UN CERTAIN REGARD:  In many ways the most interesting category, films competing for the separate “Un Certain Regard” jury are either the work of young filmmakers, or they are ghettoized away from the main competition due to “audacity” (a term coined when Cannes did not know what to do with David Cronenberg’s weird and sexually perverse Crash).   The winner, Dogtooth [Kynodontas], is loaded with mysterious weird promise: a pair of children are sequestered away from the world in a mansion and taught bizarre life lessons by their dictatorial parents.

Also of interest in this category: Tales from the Golden Age [Amintiri de Epoca de Aur], a Romanian film exploring the history of the late Communist state through urban myths which were “[c]omic, bizarre and surprising” and “drew on the often surreal events of life under the communist regime.” There’s also To Die Like a Man [Morrer Como Um Homem], a largely overlooked transvestite fairy tale about which no detail is known other than the synopsis’ claim that the characters eventually “find themselves in an enchanted forest, a magical world…” Nymph [Nang mai] is a more conventional excursion into modern myth, a relationship drama apparently involving Thai tree-spirits. Less promising is Air Doll [Kuki Ningyo], a gentle, sexless fantasy about a blow-up doll who comes to life.

Weird will keep you out of the Academy Awards.  Weird won’t keep you out of Cannes, but it won’t necessarily help you, either.  Where can the weird go to be celebrated?  The answer may be the Mexico City film festival.  The Los Angeles Times Latin America blog points out that in 2009 this festival created a special category for weird films: movies “so bizarre, so completely outside any conventional genre, that… [the organizers] couldn’t figure out what to do with them.”  The category was named 11:59, and each film began playing exactly one minute before 12:00 A.M. (therefore getting a jump on “midnight movies.”)

The five 2008 films screened were as follows:

  • The Good, the Bad, and the Weird [Joheunnom nabbeunnom isanghannom]: A Korean Spaghetti Western tribute set in the Manchurian desert, with martial arts.  It appears to be more of a solid mixed genre action flick than a truly weird movie.
  • Idiots and Angels:  Bill Plympton’s latest full-length animated feature: a dialogue-free exercise about a vicious drinker who grows angel wings.
  • Let the Right One In [Låt den rätte komma in]: The acclaimed tween-vampire love story we’ve been meaning to catch ever since it came out.
  • Martyrs:  Splatter revenge flick that seems more “shocking” than weird. Dismissed as torture porn by critics, but it has its defenders.
  • Vinyan (2008): Fabrice du Welz’s followup to his (unpleasantly) weird The Ordeal [Calvaire] (2004) has Emmanuelle Béart searching for her child lost in a tsunami and ending up in a spirit world.
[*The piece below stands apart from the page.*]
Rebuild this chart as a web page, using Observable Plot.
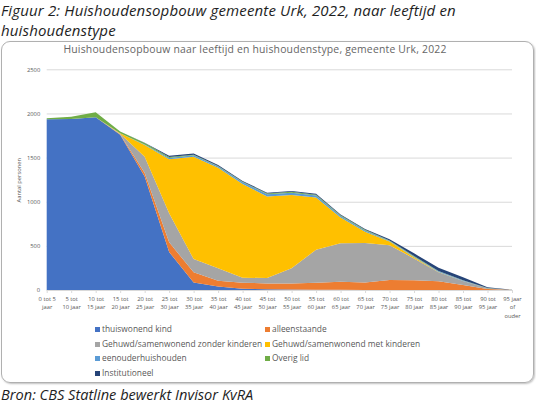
<!DOCTYPE html>
<html>
<head>
<meta charset="utf-8">
<script src="https://cdn.jsdelivr.net/npm/d3@7"></script>
<script src="https://cdn.jsdelivr.net/npm/@observablehq/plot@0.6"></script>
<style>
  html, body { margin: 0; padding: 0; background: #fff; }
  #page { position: relative; width: 536px; height: 405px; overflow: hidden; font-family: "Open Sans", Lato, sans-serif; }
  #figtitle { position: absolute; left: 1px; top: 0px; font-size: 15px; font-style: italic; line-height: 20px; color: #1e1e1e; letter-spacing: 0.15px; }
  #box { position: absolute; left: 1px; top: 41px; width: 531px; height: 340px; border: 1px solid #b0b0b0; border-radius: 9px; box-shadow: 1px 1px 2px rgba(0,0,0,0.25); }
  #charttitle { position: absolute; left: 0; width: 510px; top: 42px; text-align: center; font-size: 10.4px; color: #666; letter-spacing: 0.2px; }
  #chart { position: absolute; left: 0; top: 60px; }
  .leg { position: absolute; font-size: 8.4px; color: #595959; white-space: nowrap; line-height: 10px; letter-spacing: 0px; }
  .leg span.sw { display: inline-block; width: 5px; height: 5px; margin-right: 2px; vertical-align: 0px; }
  #source { position: absolute; left: 1px; top: 384px; font-size: 14.6px; font-style: italic; color: #1e1e1e; }
</style>
</head>
<body>
<div id="page">
  <div id="figtitle">Figuur 2: Huishoudensopbouw gemeente Urk, 2022, naar leeftijd en<br>huishoudenstype</div>
  <div id="box"></div>
  <div id="charttitle">Huishoudensopbouw naar leeftijd en huishoudenstype, gemeente Urk, 2022</div>
  <div id="chart"></div>
  <div id="legend"></div>
  <div id="source">Bron: CBS Statline bewerkt Invisor KvRA</div>
</div>
<script>
const ageLabels = ["0 tot 5\njaar", "5 tot\n10 jaar", "10 tot\n15 jaar", "15 tot\n20 jaar", "20 tot\n25 jaar",
  "25 tot\n30 jaar", "30 tot\n35 jaar", "35 tot\n40 jaar", "40 tot\n45 jaar", "45 tot\n50 jaar",
  "50 tot\n55 jaar", "55 tot\n60 jaar", "60 tot\n65 jaar", "65 tot\n70 jaar", "70 tot\n75 jaar",
  "75 tot\n80 jaar", "80 tot\n85 jaar", "85 tot\n90 jaar", "90 tot\n95 jaar", "95 jaar\nof\nouder"];

const seriesNames = ["thuiswonend kind", "alleenstaande", "Gehuwd/samenwonend zonder kinderen",
  "Gehuwd/samenwonend met kinderen", "eenouderhuishouden", "Overig lid", "Institutioneel"];
const seriesColors = ["#4472C4", "#ED7D31", "#A5A5A5", "#FFC000", "#5B9BD5", "#70AD47", "#264478"];

const thuiswonendKind = [1935, 1937, 1958, 1760, 1285, 430, 85, 40, 15, 8, 5, 3, 2, 1, 1, 0, 0, 0, 0, 0];
const alleenstaande   = [0, 0, 0, 5, 40, 110, 115, 66, 68, 67, 70, 80, 92, 84, 112, 110, 100, 57, 11, 1];
const zonderKinderen  = [0, 0, 0, 5, 185, 330, 150, 140, 57, 60, 171, 374, 435, 447, 393, 248, 100, 45, 8, 0];
const metKinderen     = [0, 0, 0, 5, 133, 610, 1160, 1139, 1060, 925, 830, 591, 291, 128, 42, 12, 3, 1, 0, 0];
const eenouder        = [0, 0, 0, 2, 5, 15, 15, 15, 20, 25, 26, 22, 18, 14, 8, 8, 8, 4, 1, 0];
const overigLid       = [10, 25, 55, 18, 17, 12, 8, 5, 5, 8, 10, 10, 9, 8, 6, 7, 5, 4, 2, 0];
const institutioneel  = [0, 0, 0, 0, 3, 13, 12, 10, 10, 10, 10, 10, 8, 8, 12, 30, 37, 33, 10, 1];

const yTicks = [0, 500, 1000, 1500, 2000, 2500];

const seriesValues = [thuiswonendKind, alleenstaande, zonderKinderen, metKinderen, eenouder, overigLid, institutioneel];
const table = [];
seriesNames.forEach((s, k) => {
  seriesValues[k].forEach((v, i) => table.push({series: s, i, value: v}));
});

const chart = Plot.plot({
  width: 536,
  height: 260,
  marginLeft: 46.7,
  marginRight: 24,
  marginTop: 9.3,
  marginBottom: 30,
  x: {type: "linear", domain: [0, ageLabels.length - 1]},
  y: {domain: [0, 2500]},
  color: {domain: seriesNames, range: seriesColors},
  style: {fontFamily: "'Open Sans', Lato, sans-serif", fontSize: "5.8px", color: "#595959", background: "transparent", overflow: "visible"},
  marks: [
    Plot.gridY(yTicks, {stroke: "#d9d9d9", strokeOpacity: 1}),
    Plot.areaY(table, {x: "i", y: "value", fill: "series", order: seriesNames, curve: "linear"}),
    Plot.ruleY([0], {stroke: "#d9d9d9"}),
    Plot.axisY({ticks: yTicks, tickFormat: d => String(d), tickSize: 0, tickPadding: 7, fontSize: 5.8, fill: "#595959",
      label: "Aantal personen", labelAnchor: "center", labelArrow: "none", labelOffset: 30}),
    Plot.axisX({ticks: d3.range(ageLabels.length), tickFormat: i => ageLabels[i], tickSize: 3, tickPadding: 2,
      stroke: "#d9d9d9", fill: "#595959", fontSize: 5.8, lineHeight: 1.4, label: null})
  ]
});
document.getElementById("chart").appendChild(chart);

// legend
const legPos = [[95, 324], [265, 324], [95, 338.5], [265, 338.5], [95, 353], [265, 353], [95, 367.5]];
const legend = document.getElementById("legend");
seriesNames.forEach((s, k) => {
  const d = document.createElement("div");
  d.className = "leg";
  d.style.left = legPos[k][0] + "px";
  d.style.top = legPos[k][1] + "px";
  d.innerHTML = `<span class="sw" style="background:${seriesColors[k]}"></span>${s}`;
  legend.appendChild(d);
});
</script>
</body>
</html>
No word on a winner–apparently, the idea is that these films were all too strange to win anything, but deserved honorable mentions.  Still, it’s probably as good a list of nominees for “Best Cult Film” of 2008 that you’re likely to find outside this blog.  It’s also as great a midnight (excuse us, 11:59) movie lineup as your likely to find playing on consecutive nights.

Let’s hope Mexico City keeps this idea alive and turns 11:59 into the weird movie event of the year!  If so, we may have to make a trip South of the Border to cover the festivities next year. Weird movies and tequila, what could be better?